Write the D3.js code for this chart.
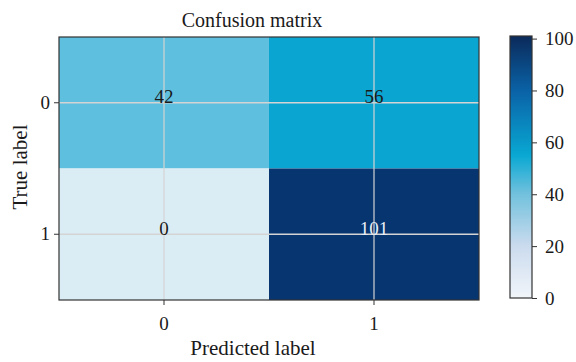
<!DOCTYPE html>
<html>
<head>
<meta charset="utf-8">
<script src="https://cdn.jsdelivr.net/npm/d3@7"></script>
<style>
  html, body { margin: 0; padding: 0; background: #fff; }
  svg text { font-family: "Liberation Serif", "DejaVu Serif", serif; fill: #1a1a1a; }
</style>
</head>
<body>
<svg id="chart" width="576" height="362"></svg>
<script>
// Confusion matrix counts: rows = true label, columns = predicted label
const trueLabels = ["0", "1"];
const predLabels = ["0", "1"];
const counts = [
  [42, 56],
  [0, 101]
];
const colorbarTicks = [0, 20, 40, 60, 80, 100];

const svg = d3.select("#chart");
const plot = { left: 59, top: 37, right: 479, bottom: 300 };

const x = d3.scaleBand().domain(predLabels).range([plot.left, plot.right]);
const y = d3.scaleBand().domain(trueLabels).range([plot.top, plot.bottom]);

// Colour ramp used by the cells
const cellColor = d3.scaleLinear()
  .domain([0, 42, 56, 101])
  .range(["#dbedf4", "#5ebfdf", "#0aa6d1", "#063570"])
  .clamp(true);

// Colour ramp used by the colour bar
const barColor = d3.scaleLinear()
  .domain([0, 20, 40, 55, 80, 101])
  .range(["#f1f5fa", "#cbdbee", "#72c1dd", "#09a8d3", "#0a62a6", "#0b2a5a"])
  .clamp(true);

const cells = [];
trueLabels.forEach((t, i) => predLabels.forEach((p, j) => cells.push({ t, p, v: counts[i][j] })));

svg.append("g").selectAll("rect").data(cells).join("rect")
  .attr("x", d => x(d.p))
  .attr("y", d => y(d.t))
  .attr("width", x.bandwidth())
  .attr("height", y.bandwidth())
  .attr("fill", d => cellColor(d.v));

// Grid lines at tick positions
const grid = svg.append("g").attr("stroke", "#d4d4d4");
grid.selectAll("line.v").data(predLabels).join("line").attr("class", "v")
  .attr("x1", d => x(d) + x.bandwidth() / 2).attr("x2", d => x(d) + x.bandwidth() / 2)
  .attr("y1", plot.top).attr("y2", plot.bottom).attr("stroke-width", 1.2);
grid.selectAll("line.h").data(trueLabels).join("line").attr("class", "h")
  .attr("y1", d => y(d) + y.bandwidth() / 2).attr("y2", d => y(d) + y.bandwidth() / 2)
  .attr("x1", plot.left).attr("x2", plot.right).attr("stroke-width", 1.5);

// Cell value labels
svg.append("g").selectAll("text").data(cells).join("text")
  .attr("x", d => x(d.p) + x.bandwidth() / 2)
  .attr("y", d => y(d.t) + y.bandwidth() / 2 + 0.5)
  .attr("text-anchor", "middle")
  .attr("font-size", 19)
  .style("fill", d => d.v > 70 ? "#e8eef6" : "#1a1a1a")
  .text(d => d.v);

// Frame
svg.append("rect")
  .attr("x", plot.left).attr("y", plot.top)
  .attr("width", plot.right - plot.left).attr("height", plot.bottom - plot.top)
  .attr("fill", "none").attr("stroke", "#333").attr("stroke-width", 1.2);

// Axes
const xAxis = svg.append("g").attr("transform", `translate(0,${plot.bottom})`)
  .call(d3.axisBottom(x).tickSize(5).tickPadding(8));
const yAxis = svg.append("g").attr("transform", `translate(${plot.left},0)`)
  .call(d3.axisLeft(y).tickSize(5).tickPadding(4));
[xAxis, yAxis].forEach(a => {
  a.select(".domain").remove();
  a.selectAll(".tick line").attr("stroke", "#333");
  a.selectAll(".tick text").attr("font-size", 19).style("fill", "#1a1a1a");
});
xAxis.selectAll(".tick text").attr("dy", "0.9em");

// Titles
svg.append("text").attr("x", 252).attr("y", 27).attr("text-anchor", "middle")
  .attr("font-size", 20).text("Confusion matrix");
svg.append("text").attr("x", 253).attr("y", 355).attr("text-anchor", "middle")
  .attr("font-size", 21).text("Predicted label");
svg.append("text").attr("transform", "translate(27,167) rotate(-90)").attr("text-anchor", "middle")
  .attr("font-size", 21).text("True label");

// Colour bar
const cb = { x: 510, w: 22, top: 36, bottom: 298 };
const cbScale = d3.scaleLinear().domain([0, 101]).range([cb.bottom, cb.top]);
const defs = svg.append("defs");
const grad = defs.append("linearGradient").attr("id", "cbgrad")
  .attr("x1", 0).attr("y1", 1).attr("x2", 0).attr("y2", 0);
d3.range(0, 102, 1).forEach(v => {
  grad.append("stop").attr("offset", v / 101).attr("stop-color", barColor(v));
});
svg.append("rect").attr("x", cb.x).attr("y", cb.top).attr("width", cb.w)
  .attr("height", cb.bottom - cb.top).attr("fill", "url(#cbgrad)")
  .attr("stroke", "#333").attr("stroke-width", 1.2);
const cbAxis = svg.append("g").attr("transform", `translate(${cb.x + cb.w},0)`)
  .call(d3.axisRight(cbScale).tickValues(colorbarTicks).tickSize(5).tickPadding(8));
cbAxis.select(".domain").remove();
cbAxis.selectAll(".tick line").attr("stroke", "#333");
cbAxis.selectAll(".tick text").attr("font-size", 19).style("fill", "#1a1a1a");
</script>
</body>
</html>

Task objective: Write down every line from the opening of the listing to the line with "d => cellColor(d.v));", both included, and nothing else; the pictures are omitted.

The solution:
Write the D3.js code for this chart.
<!DOCTYPE html>
<html>
<head>
<meta charset="utf-8">
<script src="https://cdn.jsdelivr.net/npm/d3@7"></script>
<style>
  html, body { margin: 0; padding: 0; background: #fff; }
  svg text { font-family: "Liberation Serif", "DejaVu Serif", serif; fill: #1a1a1a; }
</style>
</head>
<body>
<svg id="chart" width="576" height="362"></svg>
<script>
// Confusion matrix counts: rows = true label, columns = predicted label
const trueLabels = ["0", "1"];
const predLabels = ["0", "1"];
const counts = [
  [42, 56],
  [0, 101]
];
const colorbarTicks = [0, 20, 40, 60, 80, 100];

const svg = d3.select("#chart");
const plot = { left: 59, top: 37, right: 479, bottom: 300 };

const x = d3.scaleBand().domain(predLabels).range([plot.left, plot.right]);
const y = d3.scaleBand().domain(trueLabels).range([plot.top, plot.bottom]);

// Colour ramp used by the cells
const cellColor = d3.scaleLinear()
  .domain([0, 42, 56, 101])
  .range(["#dbedf4", "#5ebfdf", "#0aa6d1", "#063570"])
  .clamp(true);

// Colour ramp used by the colour bar
const barColor = d3.scaleLinear()
  .domain([0, 20, 40, 55, 80, 101])
  .range(["#f1f5fa", "#cbdbee", "#72c1dd", "#09a8d3", "#0a62a6", "#0b2a5a"])
  .clamp(true);

const cells = [];
trueLabels.forEach((t, i) => predLabels.forEach((p, j) => cells.push({ t, p, v: counts[i][j] })));

svg.append("g").selectAll("rect").data(cells).join("rect")
  .attr("x", d => x(d.p))
  .attr("y", d => y(d.t))
  .attr("width", x.bandwidth())
  .attr("height", y.bandwidth())
  .attr("fill", d => cellColor(d.v));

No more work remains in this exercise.